Однако же, увы, оглядкой на Бунина, призывом учиться у него изображению нежных чувств не изгонишь, не вытравишь из теперешней литературы серенькие, красивенькие описания любовной страсти, любовного горения, похожие на причитания: «И она принадлежала ему, а он ей. И не было на земле ничего, что могло бы разъединить их, потому что то, что было у них, было вечным и было еще выше всего, и для этого рождались люди и умирали потом, уступая место другим»… и пр. и пр.

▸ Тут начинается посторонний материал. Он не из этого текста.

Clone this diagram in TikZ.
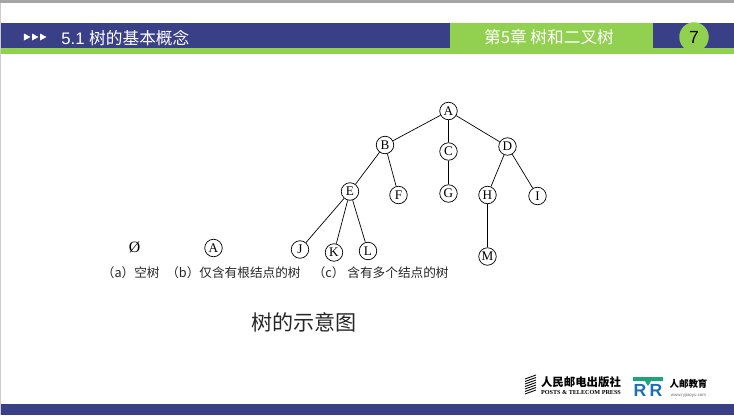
\documentclass[tikz,border=0pt]{standalone}
\usepackage{fontspec}
\setmainfont{Liberation Serif}
\setsansfont{Liberation Sans}
\newfontfamily\cjk{Noto Sans CJK SC}
\usepackage{tikz}
\definecolor{bandblue}{HTML}{3A4087}
\definecolor{bandgreen}{HTML}{92D050}
\definecolor{logoteal}{HTML}{1FA37F}
\definecolor{logoblue}{HTML}{1C6FB5}
\tikzset{
  treenode/.style={draw,circle,inner sep=0pt,minimum size=0.35cm,font=\fontsize{7.5}{8}\selectfont},
  caption/.style={inner sep=0pt,anchor=east,font=\cjk\fontsize{7.2}{8}\selectfont,text=black!85},
  headtext/.style={inner sep=0pt,text=white,font=\sffamily\cjk\fontsize{9.5}{11}\selectfont},
  logoletter/.style={inner sep=0pt,text=logoblue,font=\sffamily\bfseries\fontsize{10}{12}\selectfont}
}

\begin{document}
\begin{tikzpicture}
\useasboundingbox (0,0) rectangle (14.68,8.3);
%header bands
\fill[black!35] (0,8.24) rectangle (14.68,8.3);
\fill[black!20] (0,0) rectangle (0.02,8.24);
\fill[bandblue] (0.02,7.34) rectangle (14.68,7.84);
\fill[bandgreen] (0.02,7.22) rectangle (14.68,7.34);
\fill[bandgreen] (9,7.34) rectangle (13.06,7.84);
\fill[bandblue] (0.02,0) rectangle (14.68,0.22);
\foreach \i in {0,1,2}
  \fill[white] (0.48+0.16*\i,7.63) -- ++(0.13,-0.07) -- ++(-0.13,-0.07) -- cycle;
\node [headtext,anchor=west] (section) at(1.22,7.54){\sffamily 5.1 \cjk 树的基本概念};
\node [headtext] (chapter) at(10.98,7.56){第5章 树和二叉树};
\node [circle,fill=bandgreen,minimum size=0.59cm,inner sep=0pt] (page) at(13.88,7.56){\sffamily\fontsize{10}{11}\selectfont 7};

%tree (c)
\node [treenode] (A) at(8.97,6.08){A};
\node [treenode] (B) at(7.7,5.4){B};
\node [treenode] (C) at(8.97,5.27){C};
\node [treenode] (D) at(10.15,5.37){D};
\node [treenode] (E) at(7,4.47){E};
\node [treenode] (F) at(7.97,4.4){F};
\node [treenode] (G) at(8.97,4.43){G};
\node [treenode] (H) at(9.75,4.4){H};
\node [treenode] (I) at(10.75,4.38){I};
\node [treenode] (J) at(6,3.31){J};
\node [treenode] (K) at(6.68,3.25){K};
\node [treenode] (L) at(7.36,3.28){L};
\node [treenode] (M) at(9.75,3.17){M};

\draw (A) -- (B);
\draw (A) -- (C);
\draw (A) -- (D);
\draw (B) -- (E);
\draw (B) -- (F);
\draw (C) -- (G);
\draw (D) -- (H);
\draw (D) -- (I);
\draw (E) -- (J);
\draw (E) -- (K);
\draw (E) -- (L);
\draw (H) -- (M);

%trees (a) and (b)
\node [inner sep=0pt,font=\fontsize{9}{10}\selectfont] (empty) at(2.69,3.35){Ø};
\node [treenode] (root) at(4.27,3.34){A};

\node [caption] (capa) at(3.2,2.84){（a）空树};
\node [caption] (capb) at(6.02,2.84){（b）仅含有根结点的树};
\node [caption] (capc) at(8.98,2.84){（c）\ 含有多个结点的树};
\node [inner sep=0pt,font=\cjk\fontsize{12}{14}\selectfont,text=black!85] (title) at(6.08,1.86){树的示意图};

%publisher logos
\foreach \i in {0,...,6}
  \draw[line width=0.5pt] (10.5,0.42+0.05*\i) -- (10.72,0.5+0.05*\i);
\node [inner sep=0pt,font=\cjk\bfseries\fontsize{6.5}{7}\selectfont] (press) at(11.62,0.66){人民邮电出版社};
\node [inner sep=0pt,font=\bfseries\fontsize{3.5}{4}\selectfont] (pressen) at(11.62,0.46){POSTS \& TELECOM PRESS};
\fill[logoteal] (12.66,0.76) -- (13.26,0.76) -- (13.26,0.68) -- (13.02,0.68) -- (12.96,0.58) -- (12.9,0.68) -- (12.66,0.68) -- cycle;
\node [logoletter] (logoleft) at(12.8,0.5){R};
\node [logoletter] (logoright) at(13.12,0.5){R};
\node [inner sep=0pt,font=\cjk\bfseries\fontsize{5.4}{5.6}\selectfont] (edu) at(13.77,0.63){人邮教育};
\node [inner sep=0pt,text=black!60,font=\sffamily\fontsize{2.5}{3}\selectfont] (web) at(13.77,0.39){www.ryjiaoyu.com};
\end{tikzpicture}
\end{document}
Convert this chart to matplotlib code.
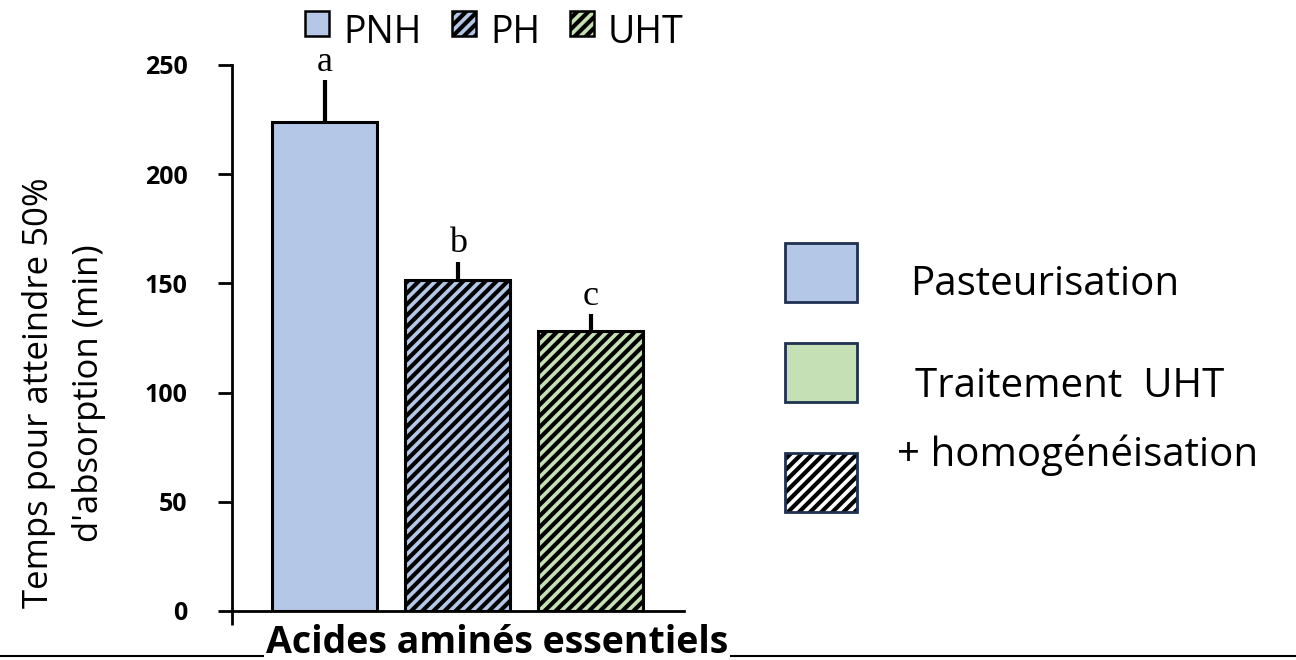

Слишком въелось в сознание многих литераторов, что личные наши, так сказать, внеслужебные чувства должны находиться на обочине повествования, за пределами дневных, производственно-общественных отношений. Никто не разубеждает их, что это неверно, что воспитание чувств: как любят люди, как страдают, как ревнуют, как соединяются и разлучаются — начинается, видимо, с их правдивого описания, и не бегом, не мимоходом, не в паузах между освоением гор, рек и лесов, а с тщательностью и подробностью, которых заслуживает жизнь сердца. Хрупкость, ненадежность нынешней семьи все повышается — процветают торопливые браки, торопливые разводы, — и скорее всего потому, что современный человек разучается чувствовать, не находит уже душевной услады в терпкой неторопливой готовности (которую теперь почему-то называют провинциальной) служить женщине: потакать ее слабостям, прощать избыток эмансипированности — нет, предпочитается так называемая стремительность чувств, в которой сердце, конечно, не участвует, занятое кровеобеспечением этой стремительности, а проще говоря, этого чувственного нахрапа. Из немногих книг, противостоящих ему, борющихся с ним, прежде всего следует назвать «Темные аллеи». К сожалению, по какой-то странной инерции, за ней долгое время держалась слава некоего кодекса «низких чувственных страстей», хотя, прочитав ее без предубеждения, несомненно увидишь только поклонение женщине и радость с горечью пополам, от ее присутствия в мире — разве этот благородный мотив не делает ее удивительно современной и нужной книгой, особенно в противопоставлении с теперешним всплеском официально расторгнутых, каких-то бездумных и скоротечных любовей?